WASHINGTON, D.C. – U.S. Sens. Ron Wyden, Lisa Murkowski, Maria Cantwell, Cory Gardner and Dianne Feinstein recently reintroduced bipartisan legislation to improve the science and coordination needed to help local communities prepare for and respond to landslides and other natural hazards.

S. 529, the National Landslide Preparedness Act, will help protect communities and property, save lives, and improve emergency preparedness and planning by targeting key gaps in current science and mapping critical to understanding landslide hazards and risks.

“The safety of Oregonians and families across America threatened by landslides and other natural disasters must be a priority for Congress,” Wyden said. “To help keep communities safe, they must be prepared. That means making sure they have access to the technology and resources needed to be ready when the next disaster strikes.”

The legislation would establish a National Landslide Hazards Reduction Program at the U.S. Geological Survey (USGS) to better identify and understand landslide risks, protect communities, save lives and property, and help improve emergency preparedness.

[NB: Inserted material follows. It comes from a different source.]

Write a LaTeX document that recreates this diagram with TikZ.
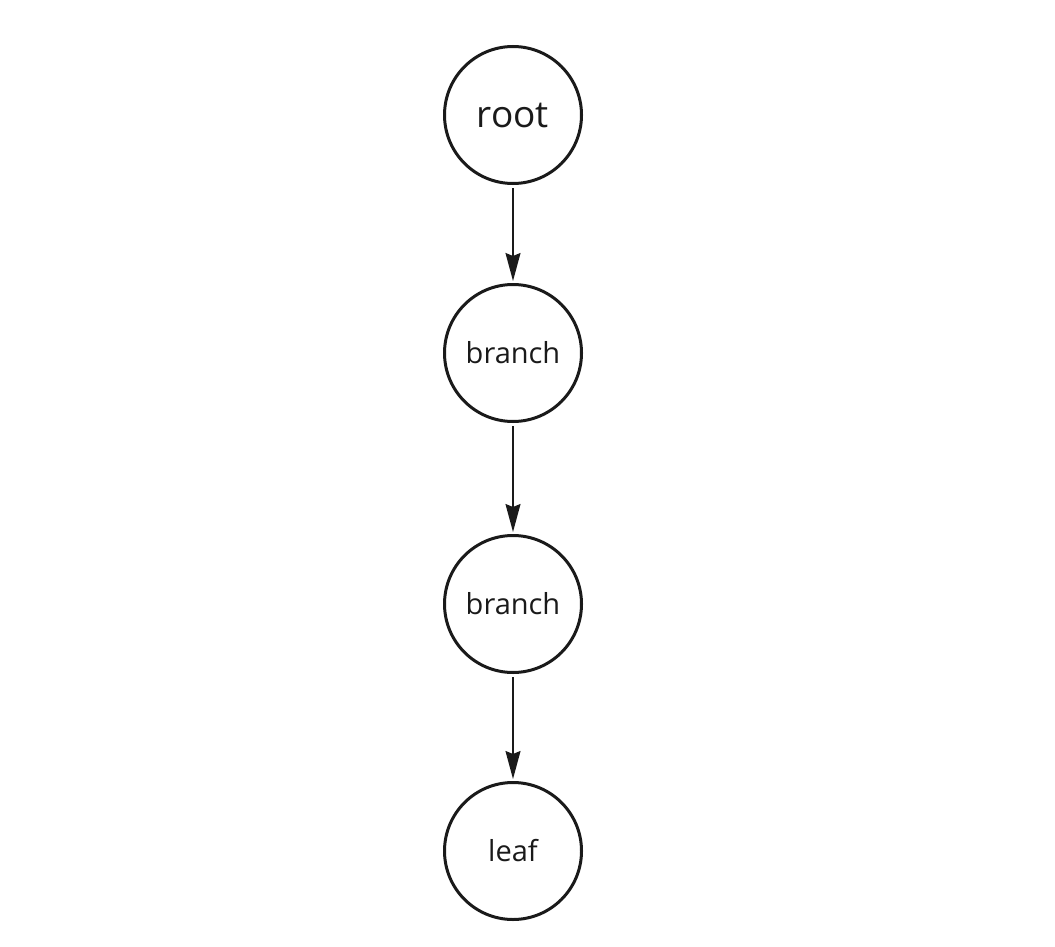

In addition, the bill would direct the USGS to implement a 3D Elevation Program to update and coordinate the collection of elevation data across the country using enhanced, high-resolution data. Enhanced elevation data helps communities plan for and respond to natural hazards; update the nation’s topographical maps; and inform uses including public safety, national security, planning, infrastructure, transportation, agriculture, and natural resource management.

High-resolution elevation data has been collected for only about a quarter of the United States. Much of the country relies on data collected more than 30 years ago using older techniques that do not provide the same resolution and benefits. According to an assessment conducted in partnership with the USGS, the creation of a nationwide program, as outlined in this bill, has the potential to generate $1.2 billion to $13 billion annually in new benefits.